Speaking of Russell, the player the Raiders should have taken instead, Calvin Johnson, was out, and Matthew Stafford failed to exploit the horrific Vikings secondary. When one considers how pedestrian Stafford's career numbers are (7.0 YPA, 109 TD/73 INT) while playing indoors with arguably the greatest at-his-peak wideout of all time during the most prolific passing era of all time, he looks like a Bradford-level bust. Sadly, the environment and Johnson are likely mask his mediocrity and entrench him as the starter indefinitely, likely putting Calvin Johnson on the Andre Johnson path to a Hall of Fame career with scant postseason opportunities.

That's not too different from Adrian Peterson's situation. He'll enter 2014 with 2,033 career carries. I know he's super-human, but it's hard to see him having more than two elite seasons left, and that's assuming he's not slowing down already. Incidentally, (h/t @FO|UNDER|ScottKacsmar), the Vikings led the NFL with 23 rushing TDs, and Peterson had only 10 of them.

The Giants-Redskins game lasted forever and was one of the worst of all time.

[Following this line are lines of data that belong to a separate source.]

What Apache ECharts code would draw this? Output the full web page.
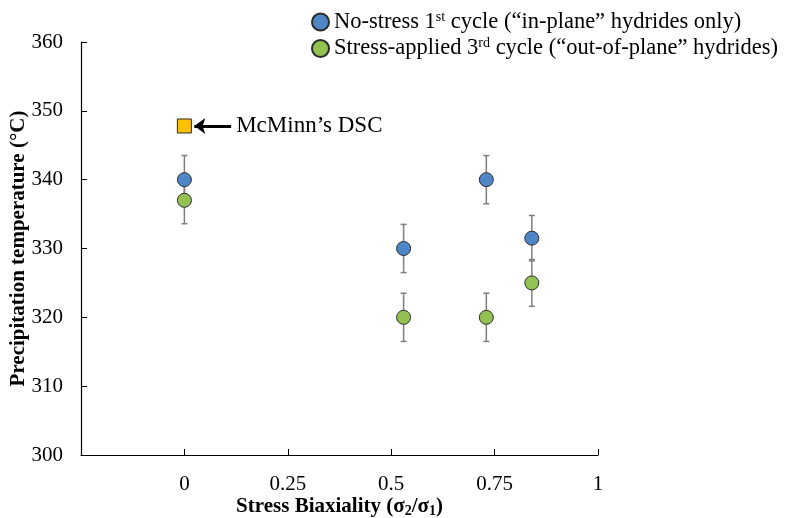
<!DOCTYPE html>
<html><head><meta charset="utf-8">
<script src="https://cdn.jsdelivr.net/npm/echarts@6/dist/echarts.min.js"></script>
<style>html,body{margin:0;padding:0;background:#fff}#c{width:796px;height:518px}</style>
</head><body><div id="c"></div>
<script>
// Data
const blueX = [0, 0.53, 0.73, 0.84];
const blueY = [340, 330, 340, 331.5];
const blueErr = [3.5, 3.5, 3.5, 3.3];
const greenX = [0, 0.53, 0.73, 0.84];
const greenY = [337, 320, 320, 325];
const greenErr = [3.4, 3.5, 3.5, 3.4];
const mcminnX = [0];
const mcminnY = [347.8];
const xTicks = [-0.25, 0, 0.25, 0.5, 0.75, 1];
const yTicks = [300, 310, 320, 330, 340, 350, 360];
const blueName = 'No-stress 1st cycle';
const greenName = 'Stress-applied 3rd cycle';
const mcminnLabel = 'McMinn’s DSC';

const FONT = '"Liberation Serif", "Times New Roman", serif';
const chart = echarts.init(document.getElementById('c'));

function errData(xs, ys, es) { return xs.map((x, i) => [x, ys[i] - es[i], ys[i] + es[i]]); }
function errRender(params, api) {
  const x = api.value(0), lo = api.value(1), hi = api.value(2);
  const a = api.coord([x, hi]), b = api.coord([x, lo]);
  const st = { stroke: '#7f7f7f', lineWidth: 1.5 };
  const w = 3;
  return { type: 'group', children: [
    { type: 'line', shape: { x1: a[0], y1: a[1], x2: b[0], y2: b[1] }, style: st },
    { type: 'line', shape: { x1: a[0] - w, y1: a[1], x2: a[0] + w, y2: a[1] }, style: st },
    { type: 'line', shape: { x1: b[0] - w, y1: b[1], x2: b[0] + w, y2: b[1] }, style: st }
  ]};
}

const legendRich = { sup: { fontFamily: FONT, fontSize: 14, verticalAlign: 'top', padding: [0, 0, 10, 0], color: '#000' } };

chart.setOption({
  animation: false,
  grid: { left: 81, right: 198, top: 42, bottom: 63, outerBoundsMode: 'none', containLabel: false },
  legend: {
    orient: 'vertical', left: 306, top: 5, itemGap: 3, itemWidth: 17, itemHeight: 17, itemGap: 3,
    data: [blueName, greenName],
    textStyle: { fontFamily: FONT, fontSize: 22.5, color: '#000', rich: legendRich },
    formatter: function (n) {
      if (n === blueName) return 'No-stress 1{sup|st} cycle (“in-plane” hydrides only)';
      return 'Stress-applied 3{sup|rd} cycle (“out-of-plane” hydrides)';
    }
  },
  xAxis: {
    type: 'value', min: xTicks[0], max: xTicks[xTicks.length - 1], interval: 0.25,
    splitLine: { show: false },
    axisLine: { onZero: false, lineStyle: { color: '#000', width: 1.2 } },
    axisTick: { inside: true, length: 6, lineStyle: { color: '#000' } },
    axisLabel: { fontFamily: FONT, fontSize: 21, color: '#000', margin: 19,
      formatter: v => (v < 0 ? '' : String(v)) },
    name: 'Stress Biaxiality (σ{sub|2}/σ{sub|1})',
    nameLocation: 'middle', nameGap: 40, nameMoveOverlap: false,
    nameTextStyle: { fontFamily: FONT, fontSize: 21, fontWeight: 'bold', color: '#000',
      rich: { sub: { fontFamily: FONT, fontSize: 14, fontWeight: 'bold', verticalAlign: 'bottom', padding: [9, 0, 0, 0], color: '#000' } } }
  },
  yAxis: {
    type: 'value', min: yTicks[0], max: yTicks[yTicks.length - 1], interval: 10,
    splitLine: { show: false },
    axisLine: { onZero: false, lineStyle: { color: '#000', width: 1.2 } },
    axisTick: { inside: true, length: 6, lineStyle: { color: '#000' } },
    axisLabel: { fontFamily: FONT, fontSize: 21, color: '#000', margin: 18 },
    name: 'Precipitation temperature (°C)', nameLocation: 'middle', nameGap: 52, nameRotate: 90, nameMoveOverlap: false,
    nameTextStyle: { fontFamily: FONT, fontSize: 21, fontWeight: 'bold', color: '#000' }
  },
  series: [
    { type: 'custom', name: 'errB', renderItem: errRender, data: errData(blueX, blueY, blueErr), z: 1, silent: true },
    { type: 'custom', name: 'errG', renderItem: errRender, data: errData(greenX, greenY, greenErr), z: 1, silent: true },
    { type: 'scatter', name: blueName, symbol: 'circle', symbolSize: 14, z: 3,
      itemStyle: { color: '#4e86c8', borderColor: '#2b2b2b', borderWidth: 1, opacity: 1 },
      data: blueX.map((x, i) => [x, blueY[i]]) },
    { type: 'scatter', name: greenName, symbol: 'circle', symbolSize: 14, z: 3,
      itemStyle: { color: '#93c152', borderColor: '#2b2b2b', borderWidth: 1, opacity: 1 },
      data: greenX.map((x, i) => [x, greenY[i]]) },
    { type: 'scatter', name: 'McMinn', symbol: 'rect', symbolSize: 14, z: 3,
      itemStyle: { color: '#ffc000', borderColor: '#2b2b2b', borderWidth: 1, opacity: 1 },
      data: mcminnX.map((x, i) => [x, mcminnY[i]]),
      markLine: {
        silent: true, symbol: ['none', 'arrow'], symbolSize: [12, 11],
        lineStyle: { color: '#000', width: 3, type: 'solid' },
        label: { show: true, position: 'start', formatter: mcminnLabel, fontFamily: FONT, fontSize: 23, color: '#000', distance: 5 },
        data: [[{ coord: [0.113, mcminnY[0]] }, { coord: [0.024, mcminnY[0]] }]]
      } }
  ]
});
</script></body></html>
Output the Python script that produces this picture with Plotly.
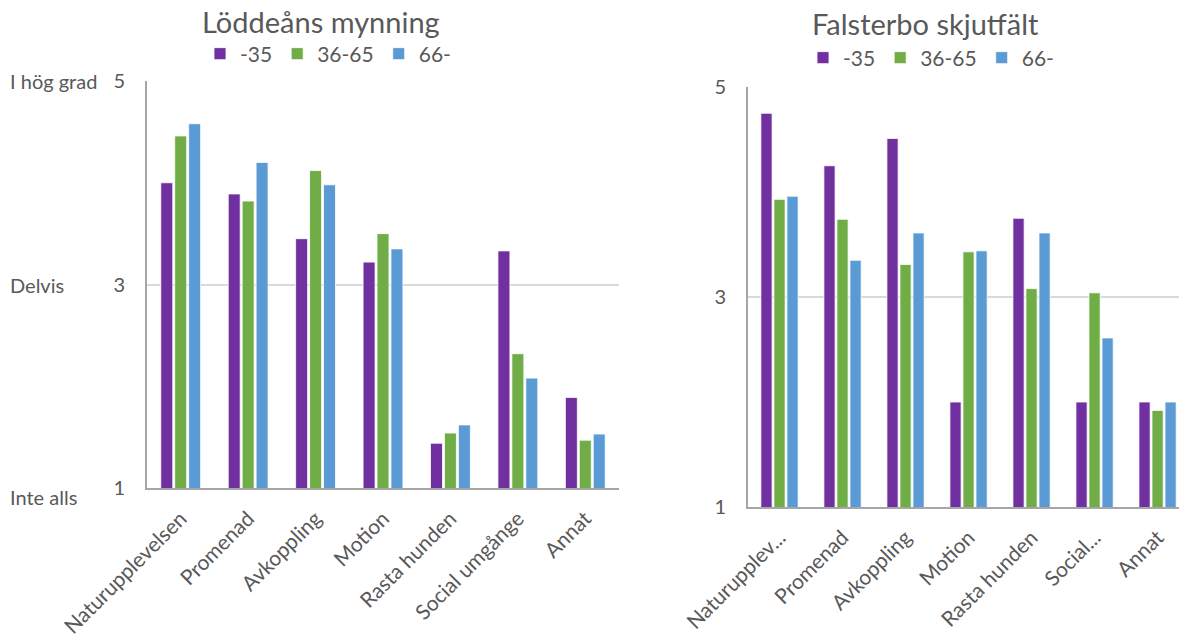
import plotly.graph_objects as go

categories_left = ["Naturupplevelsen", "Promenad", "Avkoppling", "Motion", "Rasta hunden", "Social umgånge", "Annat"]
categories_right = ["Naturupplev...", "Promenad", "Avkoppling", "Motion", "Rasta hunden", "Social...", "Annat"]
series_names = ["-35", "36-65", "66-"]

lodde_35 = [4.00, 3.89, 3.45, 3.22, 1.44, 3.33, 1.89]
lodde_36_65 = [4.46, 3.82, 4.12, 3.50, 1.54, 2.32, 1.47]
lodde_66 = [4.58, 4.20, 3.98, 3.35, 1.62, 2.08, 1.53]

falster_35 = [4.75, 4.25, 4.51, 2.00, 3.75, 2.00, 2.00]
falster_36_65 = [3.93, 3.74, 3.31, 3.43, 3.08, 3.04, 1.92]
falster_66 = [3.96, 3.35, 3.61, 3.44, 3.61, 2.61, 2.00]

ytick_vals = [1, 3, 5]
scale_labels = ["Inte alls", "Delvis", "I hög grad"]

colors = ["#7030A0", "#70AD47", "#5B9BD5"]
FONT = "Lato"
TXT = "#595959"

fig = go.Figure()
for name, vals, c in zip(series_names, [lodde_35, lodde_36_65, lodde_66], colors):
    fig.add_trace(go.Bar(x=categories_left, y=vals, name=name, marker=dict(color=c, line=dict(color="white", width=0.8)),
                         xaxis="x", yaxis="y", legend="legend"))
for name, vals, c in zip(series_names, [falster_35, falster_36_65, falster_66], colors):
    fig.add_trace(go.Bar(x=categories_right, y=vals, name=name, marker=dict(color=c, line=dict(color="white", width=0.8)),
                         xaxis="x2", yaxis="y2", legend="legend2"))

W, H = 1179, 639
axis_common = dict(showgrid=False, showline=True, linecolor="#A6A6A6", linewidth=2, ticks="", automargin=False,
                   tickangle=-45, ticklabelstandoff=8, tickfont=dict(family=FONT, size=21, color=TXT))
yaxis_common = dict(range=[1, 5], tickvals=ytick_vals, showgrid=True, gridcolor="#D9D9D9", gridwidth=2,
                    showline=True, linecolor="#A6A6A6", linewidth=2, zeroline=False, ticks="", automargin=False,
                    ticklabelstandoff=16, tickfont=dict(family=FONT, size=20, color=TXT))

fig.update_layout(
    width=W, height=H,
    margin=dict(l=0, r=0, t=0, b=0, autoexpand=False),
    paper_bgcolor="white", plot_bgcolor="white",
    barmode="group", bargap=0.38, bargroupgap=0.14,
    font=dict(family=FONT, color=TXT),
    xaxis=dict(domain=[147 / W, 619 / W], anchor="y", range=[-0.5, 6.5], **axis_common),
    yaxis=dict(domain=[1 - 488 / H, 1 - 81 / H], anchor="x", **yaxis_common),
    xaxis2=dict(domain=[748 / W, 1.0], anchor="y2", range=[-0.5, 6.34], **axis_common),
    yaxis2=dict(domain=[1 - 507 / H, 1 - 87 / H], anchor="x2", **yaxis_common),
    legend=dict(orientation="h", x=328 / W, y=1 - 54 / H, xanchor="center", yanchor="middle",
                font=dict(family=FONT, size=21, color=TXT), itemwidth=30, traceorder="normal"),
    legend2=dict(orientation="h", x=931 / W, y=1 - 58 / H, xanchor="center", yanchor="middle",
                 font=dict(family=FONT, size=21, color=TXT), itemwidth=30, traceorder="normal"),
    annotations=[
        dict(text="Löddeåns mynning", x=321 / W, y=1 - 21 / H, xref="paper", yref="paper",
             xanchor="center", yanchor="middle",
             showarrow=False, font=dict(family=FONT, size=29, color=TXT)),
        dict(text="Falsterbo skjutfält", x=925 / W, y=1 - 24 / H, xref="paper", yref="paper",
             xanchor="center", yanchor="middle",
             showarrow=False, font=dict(family=FONT, size=29, color=TXT)),
    ],
)
for val, lab in zip(ytick_vals, scale_labels):
    fig.add_annotation(text=lab, x=8 / W, xref="paper", y=val, yref="y", xanchor="left", yanchor="middle",
                       yshift=-9 if val == 1 else 0, showarrow=False,
                       font=dict(family=FONT, size=20, color=TXT))

fig.write_html("out.html", config={"displayModeBar": False},
               post_script="document.body.style.margin='0';")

Eli Manning left at the half with an ankle injury, and it made little difference even though Curtis Painter has to be the worst backup in the NFL. Seriously, if you're going to make Painter your backup, you might as well not have one. Use the extra roster spot for a lineman, and if your QB goes down mid-game, just let anyone play the position.

How great was Josh Gordon this year? Even dinged up, on the road and in crappy weather weather he goes 7-for-82. He also led the NFL in receiving by 147 yards despite missing two games.

I was bummed Sheldon Richardson got me only one tackle and no sacks in the Steak League where total points through all 17 weeks determines who's eating and who's buying. Luckily he scored another rushing TD!

I might finally be able to let go of the Keenan Allen injustice as I'm eating for free anyway, and I think I would have lost in the semis or the finals even with him on my roster.

As Scott Pianowski pointed out, stop patting yourself on the back for doing well in SU picking pools this week. Fifteen out of 16 favorites won, with the only dog being the Jets (less than seven points). And nearly half of the games were virtually automatic picks (Indy, Seattle, Denver, Pittsburgh, San Diego, New Orleans and New England).

Finally, a word on Peyton Manning - a person with so little imagination he decides to use his fame and excess money to invest in crappy chain pizza outlets: I don't root for the guy, and I don't know why non-Colts or Broncos fans (other than his fantasy owners) seem so damn excited he broke the TD and yardage records (actually he might lose that latter one due to a stat correction if one of his passes was ruled a lateral). What does it matter than Manning as opposed to Brady or Brees has these records? It's not like someone breaking Roger Maris' 61-homer record that stood for 37 years. Brady got the TD record six years ago. Brees got the yardage record two years ago. This is more like Barry Bonds breaking Mark McGwire's mark. And lest you think that's different given the steroid-inflated power environment, the NFL's quarterback-stat environment is every bit as inflated relative to past eras. Dan Marino's 48 TDs when No. 2 was Neil Lomax at 28, was more like Babe Ruth hitting 59 homers in 1921 when Bob Meusel was second with 24.

While Manning's obviously an all-time great player, I don't have any particular reason to like or root for him - are people so desperate they need to align themselves with an overdog all the time? I similarly never related to non Bulls fans rooting for Michael Jordan. So I hope Manning loses the yardage record back to Drew Brees, and I don't even like Brees, indoor stat compiler that he is, either.